Los Angeles mayor Eric Garcetti announced an ambitious body-camera program Tuesday, with plans to outfit all of the LAPD’s officers in the coming years. The plan makes L.A.’s camera program the most expansive in the country. In the first phase of the program, 800 officers will be given cameras through already-raised funds, while up to 7,000 more cameras will be funded through the 2015–16 budget.
The mayor made clear that cameras are “not a panacea,” but are nonetheless a step in the right direction. “The trust between a community and its police department can be eroded in a single moment,” Garcetti said at a press conference. “Trust is built on transparency.”

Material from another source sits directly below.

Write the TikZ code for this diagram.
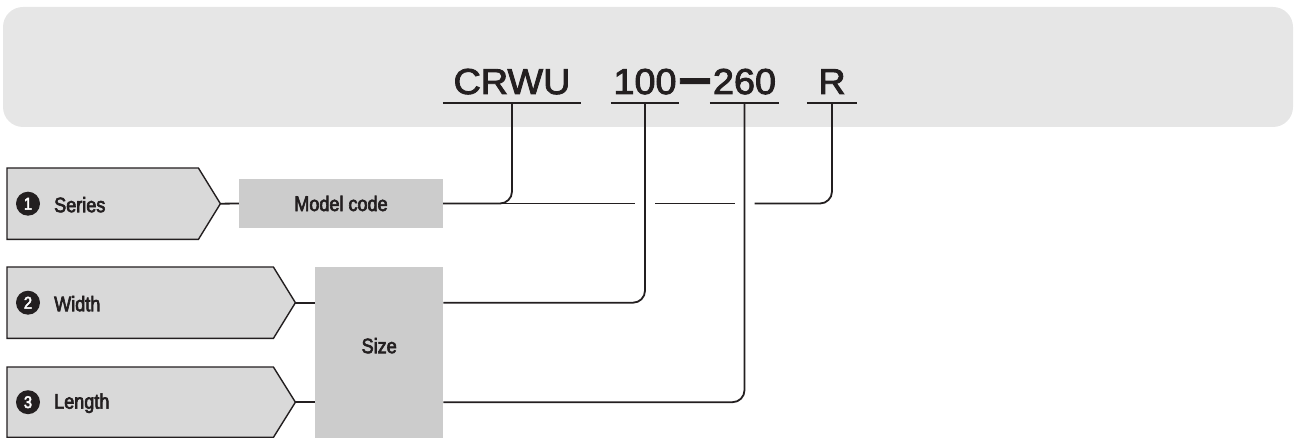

Los Angeles has been moving toward a body-camera program for more than a year, according to a press release, but the issue has become particularly heated because of several high-profile incidents in recent months. The city ran a 90-day pilot program earlier this year, which tested different types of cameras. Afterward, officials raised more than $1 million in private funds to supply the first round of cameras. They will go to officers in areas with “high police activity.”
New York City’s own pilot program began earlier this month, with 60 officers from across the city participating. While many fledgling body-camera programs are cagey about whether the videos should be used for legal proceedings, researchers at UCLA have said that they will be looking at tapes from 50 to 100 officers to determine strategies for de-escalating tense situations before violence erupts.